When these conditions are met, weights typically approach values within 0.1 of {-1, 0, 1}, making discretization reliable. The metric is L-infinity: max(|w - round(w)|) < 0.1 for all weights.
When conditions are not met, the fallback to canonical coefficients is triggered automatically by the verification step.
---
## 5. Algebraic Formalization: Theory and Verification
**Note:** This section provides a descriptive framework, not a predictive theory. The formal definitions offer a language for describing the phenomena observed in the experiments; they are not claimed as proven theorems. No novel mathematical results are introduced here. Readers primarily interested in the empirical findings may proceed to Section 6.

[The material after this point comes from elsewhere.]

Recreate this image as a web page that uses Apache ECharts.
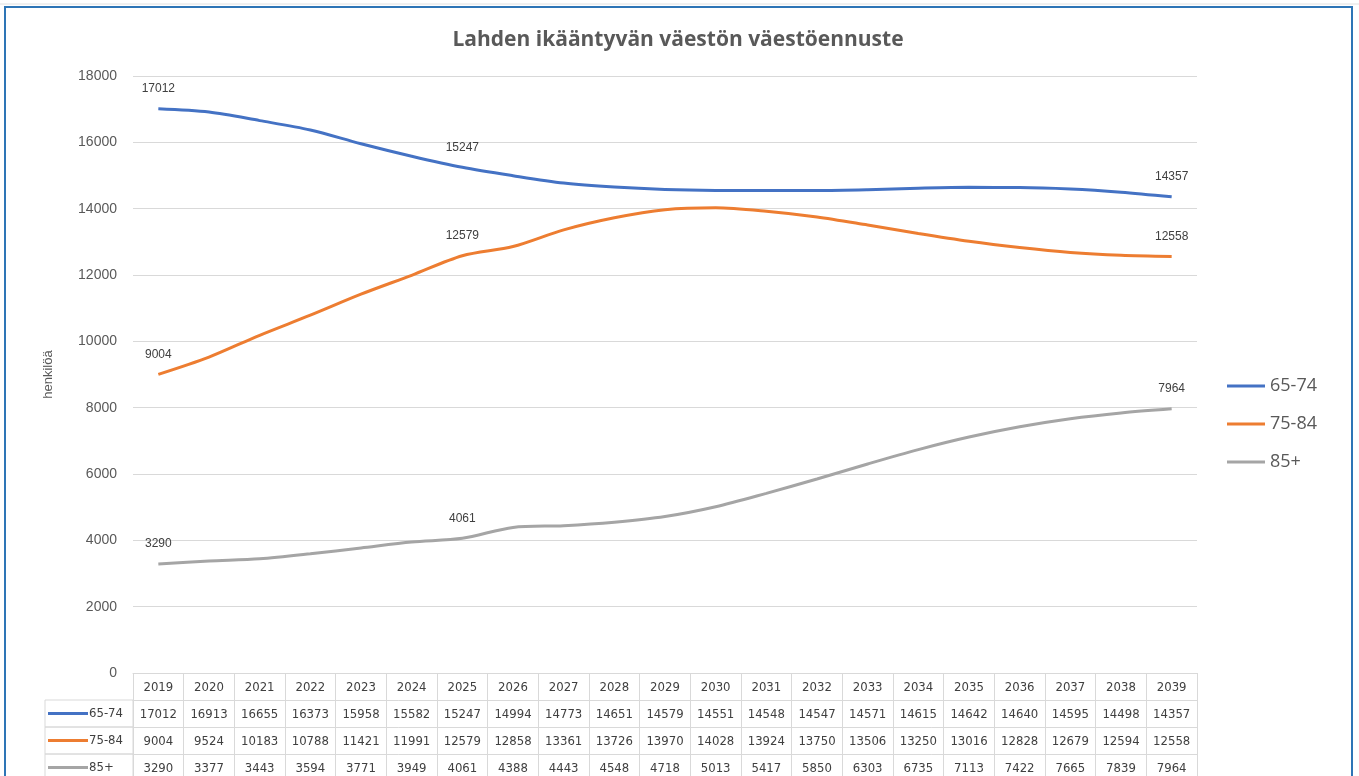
<!DOCTYPE html>
<html>
<head>
<meta charset="utf-8">
<script src="https://cdn.jsdelivr.net/npm/echarts@6/dist/echarts.min.js"></script>
<style>
  html, body { margin: 0; padding: 0; background: #fff; }
  #main { width: 1359px; height: 776px; }
</style>
</head>
<body>
<div id="main"></div>
<script>
// vuodet ja ennusteet
var years = ['2019', '2020', '2021', '2022', '2023', '2024', '2025', '2026', '2027', '2028', '2029',
  '2030', '2031', '2032', '2033', '2034', '2035', '2036', '2037', '2038', '2039'];
var age6574 = [17012, 16913, 16655, 16373, 15958, 15582, 15247, 14994, 14773, 14651, 14579,
  14551, 14548, 14547, 14571, 14615, 14642, 14640, 14595, 14498, 14357];
var age7584 = [9004, 9524, 10183, 10788, 11421, 11991, 12579, 12858, 13361, 13726, 13970,
  14028, 13924, 13750, 13506, 13250, 13016, 12828, 12679, 12594, 12558];
var age85 = [3290, 3377, 3443, 3594, 3771, 3949, 4061, 4388, 4443, 4548, 4718,
  5013, 5417, 5850, 6303, 6735, 7113, 7422, 7665, 7839, 7964];
var seriesNames = ['65-74', '75-84', '85+'];
var labelIdx = [0, 6, 20];

var colors = ['#4472C4', '#ED7D31', '#A5A5A5'];
var rows = [age6574, age7584, age85];
var tableFont = '"Liberation Sans Narrow", "DejaVu Sans Condensed", sans-serif';
var rowH = 27;

var myChart = echarts.init(document.getElementById('main'));

var xAxes = [{
  type: 'category',
  data: years,
  position: 'bottom',
  boundaryGap: true,
  axisLine: { show: true, lineStyle: { color: '#d9d9d9' } },
  axisTick: { show: true, length: rowH, lineStyle: { color: '#d9d9d9' } },
  axisLabel: { color: '#404040', fontSize: 13, fontFamily: tableFont, margin: 8 }
}];
rows.forEach(function (row, i) {
  xAxes.push({
    type: 'category',
    data: years,
    position: 'bottom',
    offset: rowH * (i + 1),
    boundaryGap: true,
    axisLine: { show: true, lineStyle: { color: '#d9d9d9' } },
    axisTick: { show: true, length: rowH, lineStyle: { color: '#d9d9d9' } },
    axisLabel: {
      color: '#404040', fontSize: 13, fontFamily: tableFont, margin: 8,
      formatter: function (v, idx) { return String(row[idx]); }
    }
  });
});

// kehys ja rivien otsikot taulukon vasemmalla
var graphics = [{
  type: 'rect',
  shape: { x: 5, y: 7, width: 1347, height: 800 },
  style: { fill: 'none', stroke: '#2E75B6', lineWidth: 2 }
}, {
  type: 'line',
  shape: { x1: 0, y1: 4, x2: 1359, y2: 4 },
  style: { stroke: '#e0e0e0', lineWidth: 1 }
}];
seriesNames.forEach(function (name, i) {
  var top = 673 + rowH * (i + 1);
  graphics.push({
    type: 'rect',
    shape: { x: 45, y: top, width: 88, height: rowH },
    style: { fill: 'none', stroke: '#d9d9d9', lineWidth: 1 }
  });
  graphics.push({
    type: 'line',
    shape: { x1: 48, y1: top + rowH / 2, x2: 88, y2: top + rowH / 2 },
    style: { stroke: colors[i], lineWidth: 3 }
  });
  graphics.push({
    type: 'text',
    x: 89, y: top + rowH / 2,
    style: { text: name, fill: '#404040', font: '13px ' + tableFont, textVerticalAlign: 'middle' }
  });
});

myChart.setOption({
  color: colors,
  animation: false,
  title: {
    text: 'Lahden ikääntyvän väestön väestöennuste',
    left: 673,
    textAlign: 'center',
    top: 25,
    textStyle: { color: '#595959', fontSize: 21, fontWeight: 'bold', fontFamily: '"Open Sans", sans-serif' }
  },
  legend: {
    orient: 'vertical',
    left: 1222,
    top: 372,
    itemWidth: 38,
    itemHeight: 3,
    itemGap: 20,
    icon: 'rect',
    data: seriesNames,
    textStyle: { color: '#595959', fontSize: 18, fontFamily: '"Open Sans", sans-serif' }
  },
  grid: { left: 133, right: 162, top: 76, bottom: 103, containLabel: false },
  xAxis: xAxes,
  yAxis: {
    type: 'value',
    min: 0,
    max: 18000,
    interval: 2000,
    name: 'henkilöä',
    nameLocation: 'middle',
    nameGap: 78,
    nameTextStyle: { color: '#595959', fontSize: 13 },
    axisLine: { show: false },
    axisTick: { show: false },
    axisLabel: { color: '#595959', fontSize: 14, margin: 16, formatter: function (v) { return String(v); } },
    splitLine: { lineStyle: { color: '#d9d9d9' } }
  },
  series: rows.map(function (row, i) {
    return {
      name: seriesNames[i],
      type: 'line',
      data: row,
      smooth: 0.3,
      showSymbol: true,
      symbol: 'circle',
      symbolSize: 0.1,
      lineStyle: { width: 3, color: colors[i] },
      itemStyle: { color: colors[i] },
      label: {
        show: true,
        position: 'top',
        distance: 14,
        color: '#404040',
        fontSize: 12,
        formatter: function (p) { return labelIdx.indexOf(p.dataIndex) >= 0 ? String(p.value) : ''; }
      }
    };
  }),
  graphic: graphics
});
</script>
</body>
</html>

This section presents the general theory developed in my prior work, then describes how the Strassen experiments verify specific aspects of this framework.

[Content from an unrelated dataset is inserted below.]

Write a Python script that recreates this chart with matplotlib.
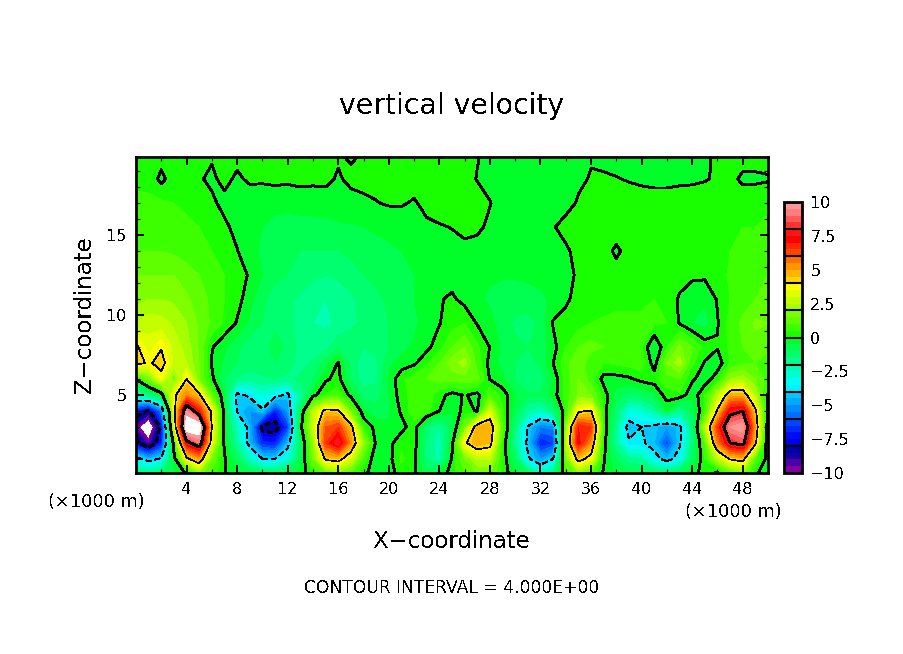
import numpy as np
import matplotlib
matplotlib.use('Agg')
import matplotlib.pyplot as plt
from matplotlib.colors import ListedColormap, BoundaryNorm
from matplotlib.cm import ScalarMappable
from matplotlib.ticker import MultipleLocator

# Data (km, m/s)
x_km = np.arange(0, 51)
z_km = [0.125, 1, 2, 3, 4, 5, 6, 7, 8, 9.5, 11, 12.5, 14, 15.5, 17, 18.5, 19.875]

w_z00 = [-1.5, -1.5, -1.2, -.6, .1, 1.8, .8, .05, -.4, -.8,
         -1, -1, -.8, -.3, .4, 1.2, 1.8, 1, .2, -.4,
         -.3, .3, .1, -.8, -.5, .3, 1, 1.5, 1.5, .4,
         -.5, -1, -2.5, -1.5, .6, 1.8, 1, -.1, -.6, -.7,
         -.8, -1, -1.2, -.7, -.3, .3, -.1, 1, 1.8, .1,
         -.3]
w_z01 = [-3.5, -4.5, -3.8, -.4, 3.7, 5, 1.5, .1, -1, -2.5,
         -4, -4, -3, -.8, 1.5, 4.2, 4.5, 3, .8, -.5,
         -.2, .6, .2, -1.5, -2.2, .1, 1.5, 2.5, 2.6, .4,
         -1, -3.8, -5, -4, 1.5, 4.5, 3.5, .1, -1, -1.8,
         -2, -3.5, -4.5, -3.5, -1, .5, 2.5, 4.1, 4.5, 1,
         -.3]
w_z02 = [-7.5, -9.5, -7, .5, 7.5, 9, 3.4, -.2, -2, -4.5,
         -6.8, -7, -4.5, -1, 2, 6.5, 8, 5.3, 2, -.15,
         -.2, .4, .3, -1.5, -2.4, -.2, 3.8, 5, 4.5, .5,
         -1.8, -4.3, -7, -6.5, 2.5, 7.3, 5.2, .3, -2, -3.8,
         -3.8, -4.5, -6.3, -4.2, -1.5, 1, 5.5, 8, 8.5, 4.3,
         -.8]
w_z03 = [-9.5, -11.5, -7.5, 3, 11, 11, 4, -.3, -2.5, -4.5,
         -8.4, -8.6, -6.5, -.3, 2.8, 6, 6.5, 4.5, .5, -.2,
         -.4, -.2, .3, -1.3, -2, -.8, 1.5, 4.8, 5, 1,
         -1.5, -4.1, -5.5, -5.3, 1.8, 7, 6.5, .6, -1.8, -4.6,
         -4, -4.3, -5, -4.3, -1.5, 2.5, 6.5, 9.5, 10, 5,
         -.5]
w_z04 = [-7, -8.3, -5.5, 3.5, 9.5, 7, 3.7, -.3, -4.1, -5,
         -4.2, -7, -5, -.8, 2.6, 4.4, 4.2, 1.5, -.4, -.8,
         -.6, .1, .8, .7, 0, -.4, .2, -.05, 3, .6,
         -.8, -2, -2.5, -1.5, .5, 3.8, 4.1, .4, -1.3, -3,
         -2.8, -2, -.5, -2, -.8, .6, 4.2, 7.5, 8, 4.3,
         -.2]
w_z05 = [-2.2, -1.5, -.5, 3.7, 5.5, 4.3, 1.2, -.5, -4.3, -3.8,
         -2.8, -3.5, -4.3, -2, -.2, .5, .8, -.2, -1.2, -1.2,
         -.5, .3, .7, .9, .2, -.2, .05, -.2, 1, .3,
         -.5, -.9, -.9, -.3, .7, 1.6, 1.5, .3, -.7, -1.2,
         -1, -.6, .3, .4, -.4, .5, 2.5, 4.8, 4.8, 2.5,
         -.05]
w_z06 = [.05, 1.5, 3.5, 1.5, 4, 1.5, .15, -1, -1.6, -1.8,
         -1.6, -1.5, -1.6, -1.4, -1, -.1, .2, -1, -1.8, -1.6,
         -.4, .4, .7, 1, 1.2, 1.2, 1.3, 1.2, -.05, -.4,
         -1, -1.6, -1.3, -.4, .7, 1.5, .7, -.2, -.2, -.1,
         .2, .3, .8, 1, .1, -.3, .3, 2, 2.3, 1.5,
         .7]
w_z07 = [4.5, 3.8, 4.5, 2.8, 2.5, 1.5, -.05, -.6, -1, -1.2,
         -1.2, -1, -1.3, -1.7, -1.4, -.7, .05, -1.2, -1.8, -1.6,
         -.6, -.3, -.1, .4, 1, 1.8, 2.2, .8, -.2, -.7,
         -1, -1.2, -.9, 0, .8, 1.5, .6, .5, .6, .7,
         .8, -.3, 1.5, 2.3, .6, -.05, -.3, .5, .9, 1,
         .8]
w_z08 = [4.2, 3.2, 3.9, 2.8, 2.3, 1.4, .05, -.4, -.9, -1.3,
         -1.2, -.8, -1.1, -1.7, -1.9, -1.7, -1.1, -1.2, -1.5, -1.3,
         -1, -.7, -.4, -.15, .3, 1, 1.5, .6, -.02, -.6,
         -.9, -1, -.8, -.2, .5, 1, 1.2, 1, .9, 1,
         .5, -.6, .5, 1.6, 1, .3, .05, .6, 1, 1.3,
         1.1]
w_z09 = [2.5, 2.8, 2.7, 2.4, 2, 1.4, .9, .4, -.05, -.6,
         -1, -1.1, -1.4, -1.7, -2, -2.1, -1.9, -1.6, -1.4, -1.2,
         -1, -.8, -.6, -.3, -.03, .3, .5, -.05, -.3, -.8,
         -1.1, -1.2, -.9, .05, .2, .3, .5, .6, .7, .7,
         .6, .6, .5, -.05, -.5, -.7, -.05, .7, 1.1, 1.6,
         1.5]
w_z10 = [1.8, 2, 2, 1.9, 1.6, 1.2, .9, .5, .2, -.3,
         -.9, -1.2, -1.4, -1.6, -1.8, -2, -1.9, -1.6, -1.3, -1.1,
         -.9, -.7, -.5, -.3, -.05, .1, -.2, -.4, -.6, -.7,
         -.7, -.7, -.6, -.4, -.1, .2, .3, .2, .3, .3,
         .4, .5, .5, -.1, -.3, -.4, .05, .5, .8, 1,
         1.2]
w_z11 = [1.5, 1.5, 1.5, 1.5, 1.2, 1, .8, .5, .2, -.05,
         -.5, -.9, -1, -1.2, -1.4, -1.5, -1.4, -1.2, -1, -.9,
         -.7, -.6, -.5, -.4, -.3, -.25, -.3, -.4, -.4, -.45,
         -.45, -.4, -.35, -.2, -.1, .05, .15, .2, .2, .3,
         .5, .5, .5, .3, .1, .1, .2, .6, .7, .9,
         1]
w_z12 = [1, 1, 1, .9, .8, .6, .5, .3, .02, -.3,
         -.6, -.8, -.9, -1, -1, -1, -1, -.9, -.8, -.7,
         -.6, -.5, -.4, -.4, -.3, -.2, -.1, -.2, -.3, -.3,
         -.35, -.4, -.3, -.25, -.05, .1, .15, .2, -.1, .2,
         .3, .3, .35, .4, .4, .45, .5, .5, .6, .7,
         .8]
w_z13 = [.8, .8, .7, .7, .6, .5, .3, .1, -.15, -.3,
         -.5, -.6, -.7, -.7, -.7, -.7, -.6, -.55, -.5, -.4,
         -.35, -.3, -.25, -.1, -.05, .02, .1, .1, -.1, -.3,
         -.35, -.3, -.2, -.02, .1, .15, .2, .2, .25, .25,
         .3, .3, .3, .3, .35, .4, .4, .45, .5, .5,
         .6]
w_z14 = [.6, .6, .6, .5, .4, .3, .1, -.15, -.3, -.35,
         -.4, -.4, -.35, -.3, -.25, -.2, -.15, -.15, -.1, -.02,
         .05, .05, -.05, .15, .3, .25, .25, .2, .02, -.2,
         -.3, -.35, -.3, -.2, -.1, .03, .15, .15, .2, .2,
         .2, .2, .2, .25, .25, .25, .3, .3, .3, .35,
         .4]
w_z15 = [.4, .35, -.15, .3, .3, .05, -.1, .15, -.1, .1,
         .1, .15, .1, .15, .1, .1, -.05, .1, .15, .15,
         .2, .2, .2, .2, .25, .25, .15, -.02, -.15, -.2,
         -.25, -.3, -.25, -.2, -.15, -.05, .02, .05, .02, -.03,
         -.08, -.12, -.12, -.1, -.08, -.03, .05, .15, -.1, -.1,
         -.05]
w_z16 = [.2, .05, .2, .25, .15, .05, .05, .15, .15, .15,
         .2, .2, .15, .1, .15, .15, .05, -.05, .05, .15,
         .2, .2, .25, .25, .2, .2, .1, .02, -.1, -.2,
         -.25, -.25, -.2, -.15, -.1, -.05, -.02, -.1, -.15, -.2,
         -.2, -.25, -.25, -.2, -.2, -.1, .1, .2, .2, .2,
         .2]

band_colors = [
    (130, 0, 160), (80, 0, 170), (20, 0, 160), (0, 0, 170),
    (0, 0, 225), (0, 10, 255), (0, 40, 255), (0, 70, 255),
    (0, 110, 255), (0, 140, 255), (0, 170, 255), (0, 200, 255),
    (0, 240, 255), (0, 255, 240), (0, 255, 210), (0, 255, 180),
    (0, 255, 140), (0, 255, 110), (0, 255, 80), (0, 255, 40),
    (25, 255, 0), (60, 255, 0), (95, 255, 0), (125, 255, 0),
    (165, 255, 0), (195, 255, 0), (225, 255, 0), (255, 255, 0),
    (255, 215, 0), (255, 180, 0), (255, 150, 0), (255, 110, 0),
    (255, 70, 0), (255, 40, 0), (255, 0, 0), (255, 20, 20),
    (255, 50, 50), (255, 90, 90), (255, 125, 125), (255, 150, 150),
]

cbar_ticks = [-10, -7.5, -5, -2.5, 0, 2.5, 5, 7.5, 10]
cbar_labels = ['\u221210', '\u22127.5', '\u22125', '\u22122.5', '0', '2.5', '5', '7.5', '10']

W, H = 904, 654

plt.rcParams['text.antialiased'] = False
plt.rcParams['font.family'] = 'DejaVu Sans'

w = np.array([w_z00, w_z01, w_z02, w_z03, w_z04, w_z05, w_z06, w_z07, w_z08,
              w_z09, w_z10, w_z11, w_z12, w_z13, w_z14, w_z15, w_z16])

levels = np.arange(-10, 10.5, 0.5)
cmap = ListedColormap([(r / 255, g / 255, b / 255) for r, g, b in band_colors])
cmap.set_over('white')
cmap.set_under('white')
norm = BoundaryNorm(levels, cmap.N)


def box(left, top, right, bottom):
    return [left / W, 1 - bottom / H, (right - left) / W, (bottom - top) / H]


def label(px, py, s, **kw):
    fig.text(px / W, 1 - py / H, s, ha=kw.pop('ha', 'center'), va='center', **kw)


fig = plt.figure(figsize=(W / 100, H / 100), dpi=100)
ax = fig.add_axes(box(136, 157, 768, 473))

ax.contourf(x_km, z_km, w, levels=levels, cmap=cmap, norm=norm, extend='both', antialiased=False)
ax.contour(x_km, z_km, w, levels=[-8, -4, 0, 4, 8], colors='k',
           linewidths=[1.4, 0.5, 1.4, 0.5, 1.4],
           linestyles=[(0, (3, 2)), (0, (8, 5)), 'solid', 'solid', 'solid'],
           antialiased=False)

ax.set_xlim(0, 50)
ax.set_ylim(0.125, 19.875)
ax.xaxis.set_major_locator(MultipleLocator(4))
ax.xaxis.set_minor_locator(MultipleLocator(2))
ax.yaxis.set_major_locator(MultipleLocator(5))
ax.yaxis.set_minor_locator(MultipleLocator(1))
ax.tick_params(which='major', direction='in', top=True, right=True, length=5.8, width=1.4, labelsize=11.5, pad=6.5)
ax.tick_params(which='minor', direction='in', top=True, right=True, length=2.9, width=0.8)
ax.set_xticks(np.arange(4, 50, 4))
for spine in ax.spines.values():
    spine.set_linewidth(2)

cax = fig.add_axes(box(784, 202, 802, 473))
cb = fig.colorbar(ScalarMappable(norm=norm, cmap=cmap), cax=cax, ticks=cbar_ticks, spacing='proportional')
cb.minorticks_off()
cb.ax.set_yticklabels(cbar_labels)
cb.ax.tick_params(length=0, labelsize=11.5, pad=6)
cb.outline.set_linewidth(2)
cax.hlines(np.arange(-8, 10, 2), -10, 10, colors='k', linewidth=1.5)

label(452, 106, 'vertical velocity', fontsize=20.4)
label(452, 541, 'X\u2212coordinate', fontsize=16.5)
label(84, 315, 'Z\u2212coordinate', fontsize=16.5, rotation=90)
label(452, 588, 'CONTOUR INTERVAL = 4.000E+00', fontsize=12.3)
label(96, 502, '(\u00d71000 m)', fontsize=12.8)
label(733, 512, '(\u00d71000 m)', fontsize=12.8)

fig.savefig('out.png', dpi=100)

### 5.1 General Framework for Induced Algorithmic Structure
I define stable induced algorithmic structure (hereafter: structural invariance under scaling) as the property that a learned operator W satisfies:
T(W_n) ≈ W_{n'}
where T is a deterministic expansion operator and W_{n'} correctly implements the task at scale n' > n without retraining.
This structural invariance demonstrates that the network has learned an internal representation of the induced algorithm, rather than memorizing input-output correlations from the training set.
#### 5.1.1 The Expansion Operator T
Let W_n be the converged weight operator of a model trained at problem size n. I define T as the minimal linear embedding that preserves the dominant singular subspace of W_n under strong normalization.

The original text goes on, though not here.